» **Description of the task**
Write out only the span of lines that begins at the line with "Give me the" and ends at the line with "bg_ax.set_axis_off()". Keep both end lines, word for word.

Items from a data source:
[START]

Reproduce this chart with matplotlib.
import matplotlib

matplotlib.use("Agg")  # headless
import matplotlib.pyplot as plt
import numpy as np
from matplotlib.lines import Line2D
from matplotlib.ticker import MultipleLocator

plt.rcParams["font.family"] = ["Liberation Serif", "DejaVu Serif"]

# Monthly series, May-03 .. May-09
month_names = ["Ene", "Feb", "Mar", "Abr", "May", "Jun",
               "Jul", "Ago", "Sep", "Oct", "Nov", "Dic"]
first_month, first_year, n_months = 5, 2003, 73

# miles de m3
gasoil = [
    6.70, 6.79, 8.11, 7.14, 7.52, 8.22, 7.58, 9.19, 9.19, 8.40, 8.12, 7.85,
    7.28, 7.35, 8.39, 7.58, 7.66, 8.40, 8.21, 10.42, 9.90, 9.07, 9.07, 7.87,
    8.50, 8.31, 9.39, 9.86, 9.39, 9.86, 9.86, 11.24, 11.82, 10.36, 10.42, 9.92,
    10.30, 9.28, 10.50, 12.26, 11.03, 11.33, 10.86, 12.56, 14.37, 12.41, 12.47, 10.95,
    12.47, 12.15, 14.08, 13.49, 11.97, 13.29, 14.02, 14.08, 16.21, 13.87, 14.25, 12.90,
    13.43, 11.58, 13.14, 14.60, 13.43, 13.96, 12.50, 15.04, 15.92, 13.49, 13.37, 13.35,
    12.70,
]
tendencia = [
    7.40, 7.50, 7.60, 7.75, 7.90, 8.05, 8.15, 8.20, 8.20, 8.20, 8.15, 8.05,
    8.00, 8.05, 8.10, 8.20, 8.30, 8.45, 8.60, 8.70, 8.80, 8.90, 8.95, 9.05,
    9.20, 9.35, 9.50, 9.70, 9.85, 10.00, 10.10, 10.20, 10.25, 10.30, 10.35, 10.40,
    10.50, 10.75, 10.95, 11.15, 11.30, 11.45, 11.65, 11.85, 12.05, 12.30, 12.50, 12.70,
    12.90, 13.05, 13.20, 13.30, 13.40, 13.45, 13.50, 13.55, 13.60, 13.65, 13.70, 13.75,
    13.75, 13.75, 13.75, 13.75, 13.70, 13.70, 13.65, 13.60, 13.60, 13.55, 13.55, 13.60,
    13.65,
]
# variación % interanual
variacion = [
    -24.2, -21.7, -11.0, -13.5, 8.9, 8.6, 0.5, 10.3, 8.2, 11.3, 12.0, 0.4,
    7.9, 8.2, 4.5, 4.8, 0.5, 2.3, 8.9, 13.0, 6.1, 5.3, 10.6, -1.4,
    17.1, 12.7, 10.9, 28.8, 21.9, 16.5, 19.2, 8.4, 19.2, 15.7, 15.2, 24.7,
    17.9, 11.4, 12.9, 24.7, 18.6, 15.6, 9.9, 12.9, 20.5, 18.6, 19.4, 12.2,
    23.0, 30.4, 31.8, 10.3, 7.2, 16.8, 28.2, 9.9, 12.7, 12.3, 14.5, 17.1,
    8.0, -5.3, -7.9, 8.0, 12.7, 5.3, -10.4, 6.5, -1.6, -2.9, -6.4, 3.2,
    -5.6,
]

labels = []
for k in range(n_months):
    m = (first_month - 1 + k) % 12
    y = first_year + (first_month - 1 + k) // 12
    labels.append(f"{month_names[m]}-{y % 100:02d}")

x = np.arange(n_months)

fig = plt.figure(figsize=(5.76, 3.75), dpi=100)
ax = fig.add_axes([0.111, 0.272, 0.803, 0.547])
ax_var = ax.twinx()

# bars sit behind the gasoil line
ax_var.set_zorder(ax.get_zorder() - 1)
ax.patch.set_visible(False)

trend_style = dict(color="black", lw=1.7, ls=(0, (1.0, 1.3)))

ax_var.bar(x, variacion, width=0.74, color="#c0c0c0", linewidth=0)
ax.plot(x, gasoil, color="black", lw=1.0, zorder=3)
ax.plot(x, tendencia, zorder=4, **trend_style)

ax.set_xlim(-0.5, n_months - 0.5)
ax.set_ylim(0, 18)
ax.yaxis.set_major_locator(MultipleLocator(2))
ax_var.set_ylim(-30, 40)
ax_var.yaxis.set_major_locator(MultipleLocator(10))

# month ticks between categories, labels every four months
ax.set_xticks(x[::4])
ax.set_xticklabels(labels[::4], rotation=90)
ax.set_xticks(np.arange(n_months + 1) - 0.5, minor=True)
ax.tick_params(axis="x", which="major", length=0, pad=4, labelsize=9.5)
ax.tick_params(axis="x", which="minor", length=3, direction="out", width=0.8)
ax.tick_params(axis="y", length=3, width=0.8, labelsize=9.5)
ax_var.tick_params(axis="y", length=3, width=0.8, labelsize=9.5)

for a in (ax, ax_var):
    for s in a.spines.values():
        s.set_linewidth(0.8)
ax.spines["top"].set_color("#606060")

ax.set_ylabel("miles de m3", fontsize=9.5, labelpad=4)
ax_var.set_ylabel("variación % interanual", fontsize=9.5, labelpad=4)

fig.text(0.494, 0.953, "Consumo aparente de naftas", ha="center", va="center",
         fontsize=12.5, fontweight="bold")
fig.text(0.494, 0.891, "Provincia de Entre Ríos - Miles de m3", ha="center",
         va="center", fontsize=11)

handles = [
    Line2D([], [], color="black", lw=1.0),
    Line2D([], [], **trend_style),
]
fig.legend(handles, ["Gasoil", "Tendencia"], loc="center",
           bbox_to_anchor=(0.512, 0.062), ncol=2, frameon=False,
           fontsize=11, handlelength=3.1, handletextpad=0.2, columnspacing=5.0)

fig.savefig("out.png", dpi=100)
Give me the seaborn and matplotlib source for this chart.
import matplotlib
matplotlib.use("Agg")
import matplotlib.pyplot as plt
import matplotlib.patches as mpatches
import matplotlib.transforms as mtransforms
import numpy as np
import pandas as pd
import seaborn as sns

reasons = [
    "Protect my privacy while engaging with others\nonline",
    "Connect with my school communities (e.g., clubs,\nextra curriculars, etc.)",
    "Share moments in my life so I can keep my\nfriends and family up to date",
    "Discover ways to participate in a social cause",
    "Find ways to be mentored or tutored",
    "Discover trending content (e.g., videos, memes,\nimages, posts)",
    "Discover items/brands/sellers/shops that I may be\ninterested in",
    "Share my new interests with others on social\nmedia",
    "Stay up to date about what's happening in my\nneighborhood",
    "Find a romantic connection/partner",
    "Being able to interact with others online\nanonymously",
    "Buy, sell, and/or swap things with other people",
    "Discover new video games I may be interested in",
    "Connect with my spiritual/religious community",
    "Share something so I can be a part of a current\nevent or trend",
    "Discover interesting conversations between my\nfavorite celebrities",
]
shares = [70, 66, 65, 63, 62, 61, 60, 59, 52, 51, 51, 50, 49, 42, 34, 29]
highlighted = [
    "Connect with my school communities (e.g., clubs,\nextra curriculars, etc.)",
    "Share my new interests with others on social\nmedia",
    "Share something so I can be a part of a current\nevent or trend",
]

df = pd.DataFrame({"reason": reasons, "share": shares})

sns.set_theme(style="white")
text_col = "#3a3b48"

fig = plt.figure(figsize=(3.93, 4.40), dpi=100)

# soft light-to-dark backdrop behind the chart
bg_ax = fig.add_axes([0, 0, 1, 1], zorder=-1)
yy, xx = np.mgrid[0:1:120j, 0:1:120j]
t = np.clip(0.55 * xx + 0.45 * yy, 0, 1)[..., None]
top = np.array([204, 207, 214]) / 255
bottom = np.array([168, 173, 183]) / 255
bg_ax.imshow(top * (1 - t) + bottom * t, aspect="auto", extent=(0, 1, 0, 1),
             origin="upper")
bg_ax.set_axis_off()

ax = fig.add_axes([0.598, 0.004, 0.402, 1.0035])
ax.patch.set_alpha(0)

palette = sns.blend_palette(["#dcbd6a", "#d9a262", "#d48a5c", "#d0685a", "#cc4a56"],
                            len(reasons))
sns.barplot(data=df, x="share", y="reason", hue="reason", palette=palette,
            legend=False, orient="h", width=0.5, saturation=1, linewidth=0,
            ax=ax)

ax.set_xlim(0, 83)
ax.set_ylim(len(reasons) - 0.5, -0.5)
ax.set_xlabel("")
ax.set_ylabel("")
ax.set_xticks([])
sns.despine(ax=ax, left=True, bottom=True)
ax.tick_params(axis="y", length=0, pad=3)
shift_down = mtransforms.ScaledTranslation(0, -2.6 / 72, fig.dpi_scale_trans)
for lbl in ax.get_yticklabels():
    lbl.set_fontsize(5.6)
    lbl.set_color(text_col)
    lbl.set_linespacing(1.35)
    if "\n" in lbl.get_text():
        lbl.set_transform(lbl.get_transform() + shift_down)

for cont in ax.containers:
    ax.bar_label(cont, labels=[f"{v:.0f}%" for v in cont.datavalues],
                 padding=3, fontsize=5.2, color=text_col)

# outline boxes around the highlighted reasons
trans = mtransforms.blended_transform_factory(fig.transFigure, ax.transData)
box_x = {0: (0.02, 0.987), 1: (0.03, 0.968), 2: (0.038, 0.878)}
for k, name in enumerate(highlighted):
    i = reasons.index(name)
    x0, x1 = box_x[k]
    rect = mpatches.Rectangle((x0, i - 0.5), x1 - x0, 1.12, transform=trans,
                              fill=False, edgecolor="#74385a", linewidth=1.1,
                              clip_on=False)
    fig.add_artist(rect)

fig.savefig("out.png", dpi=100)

[END]
[START]

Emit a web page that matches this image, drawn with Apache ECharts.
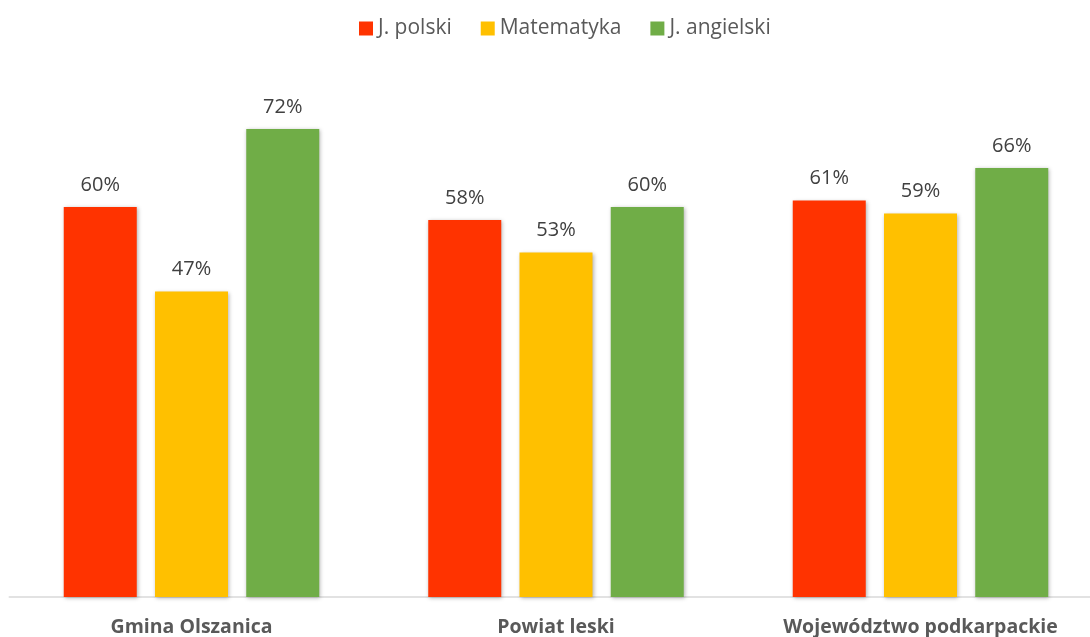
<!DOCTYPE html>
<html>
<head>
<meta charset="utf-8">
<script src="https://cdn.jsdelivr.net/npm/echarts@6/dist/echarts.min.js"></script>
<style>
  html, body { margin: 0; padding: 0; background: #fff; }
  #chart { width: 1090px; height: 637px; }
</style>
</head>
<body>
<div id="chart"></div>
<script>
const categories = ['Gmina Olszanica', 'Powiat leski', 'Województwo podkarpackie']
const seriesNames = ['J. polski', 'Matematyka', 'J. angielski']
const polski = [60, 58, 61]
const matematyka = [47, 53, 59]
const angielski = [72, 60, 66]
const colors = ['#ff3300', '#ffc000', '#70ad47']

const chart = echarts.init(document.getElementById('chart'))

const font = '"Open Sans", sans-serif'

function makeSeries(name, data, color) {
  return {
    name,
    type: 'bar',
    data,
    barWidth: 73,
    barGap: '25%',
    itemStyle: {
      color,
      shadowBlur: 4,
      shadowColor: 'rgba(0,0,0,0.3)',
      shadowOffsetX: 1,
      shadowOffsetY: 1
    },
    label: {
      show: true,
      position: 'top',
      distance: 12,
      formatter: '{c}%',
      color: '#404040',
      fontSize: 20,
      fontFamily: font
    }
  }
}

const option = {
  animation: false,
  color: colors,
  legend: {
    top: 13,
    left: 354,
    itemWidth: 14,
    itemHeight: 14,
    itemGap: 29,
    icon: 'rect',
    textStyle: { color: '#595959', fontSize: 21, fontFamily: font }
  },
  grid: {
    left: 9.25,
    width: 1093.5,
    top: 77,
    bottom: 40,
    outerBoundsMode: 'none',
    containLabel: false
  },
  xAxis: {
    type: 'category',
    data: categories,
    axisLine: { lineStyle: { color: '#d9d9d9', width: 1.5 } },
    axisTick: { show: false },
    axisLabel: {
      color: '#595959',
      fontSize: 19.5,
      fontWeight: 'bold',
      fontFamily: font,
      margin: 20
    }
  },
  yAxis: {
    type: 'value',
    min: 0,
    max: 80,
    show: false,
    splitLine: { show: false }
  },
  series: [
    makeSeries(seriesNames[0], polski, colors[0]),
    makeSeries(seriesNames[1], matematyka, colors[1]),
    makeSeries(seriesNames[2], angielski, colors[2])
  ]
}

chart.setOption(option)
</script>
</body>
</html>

[END]

» **Correct response**
Give me the seaborn and matplotlib source for this chart.
import matplotlib
matplotlib.use("Agg")
import matplotlib.pyplot as plt
import matplotlib.patches as mpatches
import matplotlib.transforms as mtransforms
import numpy as np
import pandas as pd
import seaborn as sns

reasons = [
    "Protect my privacy while engaging with others\nonline",
    "Connect with my school communities (e.g., clubs,\nextra curriculars, etc.)",
    "Share moments in my life so I can keep my\nfriends and family up to date",
    "Discover ways to participate in a social cause",
    "Find ways to be mentored or tutored",
    "Discover trending content (e.g., videos, memes,\nimages, posts)",
    "Discover items/brands/sellers/shops that I may be\ninterested in",
    "Share my new interests with others on social\nmedia",
    "Stay up to date about what's happening in my\nneighborhood",
    "Find a romantic connection/partner",
    "Being able to interact with others online\nanonymously",
    "Buy, sell, and/or swap things with other people",
    "Discover new video games I may be interested in",
    "Connect with my spiritual/religious community",
    "Share something so I can be a part of a current\nevent or trend",
    "Discover interesting conversations between my\nfavorite celebrities",
]
shares = [70, 66, 65, 63, 62, 61, 60, 59, 52, 51, 51, 50, 49, 42, 34, 29]
highlighted = [
    "Connect with my school communities (e.g., clubs,\nextra curriculars, etc.)",
    "Share my new interests with others on social\nmedia",
    "Share something so I can be a part of a current\nevent or trend",
]

df = pd.DataFrame({"reason": reasons, "share": shares})

sns.set_theme(style="white")
text_col = "#3a3b48"

fig = plt.figure(figsize=(3.93, 4.40), dpi=100)

# soft light-to-dark backdrop behind the chart
bg_ax = fig.add_axes([0, 0, 1, 1], zorder=-1)
yy, xx = np.mgrid[0:1:120j, 0:1:120j]
t = np.clip(0.55 * xx + 0.45 * yy, 0, 1)[..., None]
top = np.array([204, 207, 214]) / 255
bottom = np.array([168, 173, 183]) / 255
bg_ax.imshow(top * (1 - t) + bottom * t, aspect="auto", extent=(0, 1, 0, 1),
             origin="upper")
bg_ax.set_axis_off()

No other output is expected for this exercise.